Pertanyaan :
Apakah benar seseorang tidak wajib melaksanakan salat Jumat apabila Hari Raya (‘Id) bertepatan dengan hari Jumat?
Jawaban :
Jawabannya tergantung pada status orang tersebut dan tempat tinggalnya:
1. Bagi penduduk kota (ahlul-balad):
Wajib tetap melaksanakan salat Jumat meskipun sudah melaksanakan salat ‘Id. Ini adalah pendapat jumhur (mayoritas) ulama, termasuk dalam madzhab Syafi‘i.
2. Bagi penduduk desa atau pedalaman yang jauh dari masjid (ahlul-qurā dan al-bawādī):
Jika mereka datang ke kota untuk salat ‘Id dan pulang ke desanya sebelum waktu zawal (tergelincir matahari), maka tidak wajib bagi mereka melaksanakan salat Jumat, karena ada keringanan dari sebagian ulama Syafi‘iyyah.

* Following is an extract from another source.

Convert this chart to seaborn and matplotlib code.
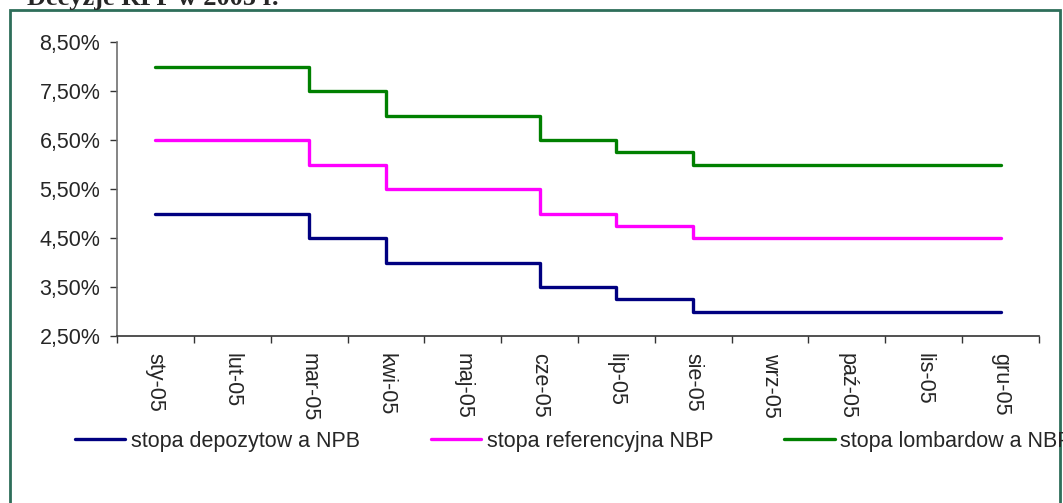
import pandas as pd
import numpy as np
import matplotlib.pyplot as plt
import seaborn as sns
from matplotlib.patches import Rectangle
from matplotlib.ticker import FuncFormatter, FixedLocator
from matplotlib.lines import Line2D

months = ["sty-05", "lut-05", "mar-05", "kwi-05", "maj-05", "cze-05",
          "lip-05", "sie-05", "wrz-05", "paź-05", "lis-05", "gru-05"]
depozytowa = [5.0, 5.0, 4.5, 4.0, 4.0, 3.5, 3.25, 3.0, 3.0, 3.0, 3.0, 3.0]
referencyjna = [6.5, 6.5, 6.0, 5.5, 5.5, 5.0, 4.75, 4.5, 4.5, 4.5, 4.5, 4.5]
lombardowa = [8.0, 8.0, 7.5, 7.0, 7.0, 6.5, 6.25, 6.0, 6.0, 6.0, 6.0, 6.0]
series_names = ["stopa depozytow a NPB", "stopa referencyjna NBP", "stopa lombardow a NBP"]
colors = ["#000080", "#FF00FF", "#008000"]
y_ticks = [2.5, 3.5, 4.5, 5.5, 6.5, 7.5, 8.5]

frames = []
for name, vals in zip(series_names, [depozytowa, referencyjna, lombardowa]):
    frames.append(pd.DataFrame({"idx": np.arange(len(months)), "rate": vals, "series": name}))
df = pd.concat(frames, ignore_index=True)

sns.set_style("white")
plt.rcParams["font.family"] = ["Liberation Sans", "DejaVu Sans"]

FS = 15.5
W, H = 1063, 503
fig = plt.figure(figsize=(W / 100, H / 100), dpi=100)
ax = fig.add_axes([117 / W, 1 - 336 / H, (1039 - 117) / W, (336 - 42) / H])

sns.lineplot(data=df, x="idx", y="rate", hue="series", palette=colors,
             drawstyle="steps-post", linewidth=2.4, ax=ax, legend=False,
             solid_capstyle="round")

ax.set_xlim(-0.5, len(months) - 0.5)
ax.set_ylim(2.5, 8.5)
ax.set_xlabel("")
ax.set_ylabel("")

ax.set_yticks(y_ticks)
ax.yaxis.set_major_formatter(FuncFormatter(lambda v, p: f"{v:.2f}%".replace(".", ",")))
ax.set_xticks(np.arange(len(months)))
ax.set_xticklabels(months, rotation=270, fontsize=FS)
ax.xaxis.set_minor_locator(FixedLocator(np.arange(-0.5, len(months), 1.0)))
ax.tick_params(axis="x", which="major", length=0, pad=12)
ax.tick_params(axis="x", which="minor", length=5, width=1, color="#333333", direction="out")
ax.tick_params(axis="y", labelsize=FS, length=5, width=1, color="#333333", direction="out", pad=7)
ax.tick_params(bottom=True, left=True, which="both")

for side in ["top", "right"]:
    ax.spines[side].set_visible(False)
ax.spines["left"].set_color("#707070")
ax.spines["bottom"].set_color("#333333")
ax.spines["left"].set_linewidth(1.2)
ax.spines["bottom"].set_linewidth(1.2)

# outer chart frame (bottom edge falls outside the image)
fig.patches.append(Rectangle((10 / W, -0.1), (1060 - 10) / W, 1.1 - 10 / H,
                             transform=fig.transFigure, fill=False,
                             edgecolor="#2E6E5A", linewidth=2, zorder=0))

fig.text(27 / W, 1 - 5 / H, "Decyzje RPP w 2005 r.", fontsize=19, fontweight="bold",
         family=["Liberation Serif", "DejaVu Serif"], va="baseline", ha="left")

handles = [Line2D([], [], color=c, linewidth=2.4) for c in colors]
fig.legend(handles, series_names, loc="center left", bbox_to_anchor=(66 / W, 1 - 441 / H),
           ncol=3, frameon=False, fontsize=FS, handlelength=2.35, handletextpad=0.25,
           columnspacing=3.3, borderaxespad=0)

plt.savefig("out.png", dpi=100)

Namun, di zaman sekarang masjid telah tersebar luas bahkan di daerah pedesaan, dan sarana transportasi juga sangat memudahkan mobilitas. Oleh karena itu, kewajiban salat Jumat tetap berlaku meskipun Hari Raya bertepatan dengan hari Jumat.
REFERENSI
فِيمَا إِذَا وَافَقَ يَوْمُ الْعِيدِ يَوْمَ الْجُمُعَةِ فَفِي الْجُمُعَةِ أَرْبَعَةُ مَذَاهِبَ فَمَذْهَبُنَا أَنَّهُ إِذَا حَضَرَ أَهْلُ الْقُرَى وَالْبَوَادِي الْعِيدَ وَخَرَجُوا مِنَ الْبِلَادِ قَبْلَ الزَّوَالِ لَمْ تَلْزَمْهُمُ الْجُمُعَةُ، وَأَمَّا أَهْلُ الْبَلَدِ فَتَلْزَمُهُم، وَلِمَنْ حَضَرُوا الْعِيدَ الَّذِي وَافَقَهُ يَوْمُهُ يَوْمُ الْعِيدِ الْإِنْصِرَافُ بَعْدَهُ قَبْلَ دُخُولِ وَقْتِهَا وَعَدَمُ الْعَوْدِ لَهَا وَإِنْ سَمِعُوا تَخْفِيفًا عَلَيْهِمْ.
(تُحْفَةُ الْمُحْتَاجِ، ٢/٤١٥)
Terjemah:
Apabila hari raya (‘Id) bertepatan dengan hari Jumat, maka dalam permasalahan Jumat ada empat pendapat. Menurut madzhab kami (Syafi‘i), jika penduduk desa dan dusun menghadiri shalat ‘Id lalu mereka keluar dari kota sebelum zawal (tergelincirnya matahari), maka mereka tidak diwajibkan shalat Jumat. Adapun penduduk kota tetap diwajibkan Jumat. Orang-orang yang telah menghadiri shalat ‘Id pada hari itu (yang bertepatan dengan Jumat), mereka diperbolehkan meninggalkan (shalat Jumat) setelahnya sebelum masuk waktunya (shalat Jumat), dan tidak kembali lagi ke sana, meskipun mereka mendengar adanya keringanan (dari Nabi atau ulama) bagi mereka.
(Sumber: Tuhfatul Muhtaj, 2/415)
إِذَا وَافَقَ يَوْمُ الْعِيدِ يَوْمَ الْجُمُعَةِ وَحَضَرَ أَهْلُ الْقُرَى الَّذِينَ يُبْلِغُهُمُ النِّدَاءُ لِصَلَاةِ الْعِيدِ وَعَلِمُوا لَوْ انْصَرَفُوا لَفَاتَتْهُمُ الْجُمُعَةُ، فَلَهُم أَنْ يَنْصَرِفُوا وَيَتْرُكُوا الْجُمُعَةَ فِي هَذَا الْيَوْمِ عَلَى الصَّحِيحِ.
(رَوْضَةُ الطَّالِبِينَ، ١/٥٨٦)
Terjemah:
Apabila hari raya bertepatan dengan hari Jumat, dan penduduk desa yang sampai kepada mereka seruan (adzan) untuk shalat ‘Id, serta mereka mengetahui bahwa jika mereka pulang maka mereka akan luput dari shalat Jumat, maka mereka diperbolehkan untuk pulang dan meninggalkan shalat Jumat pada hari itu, menurut pendapat yang shahih.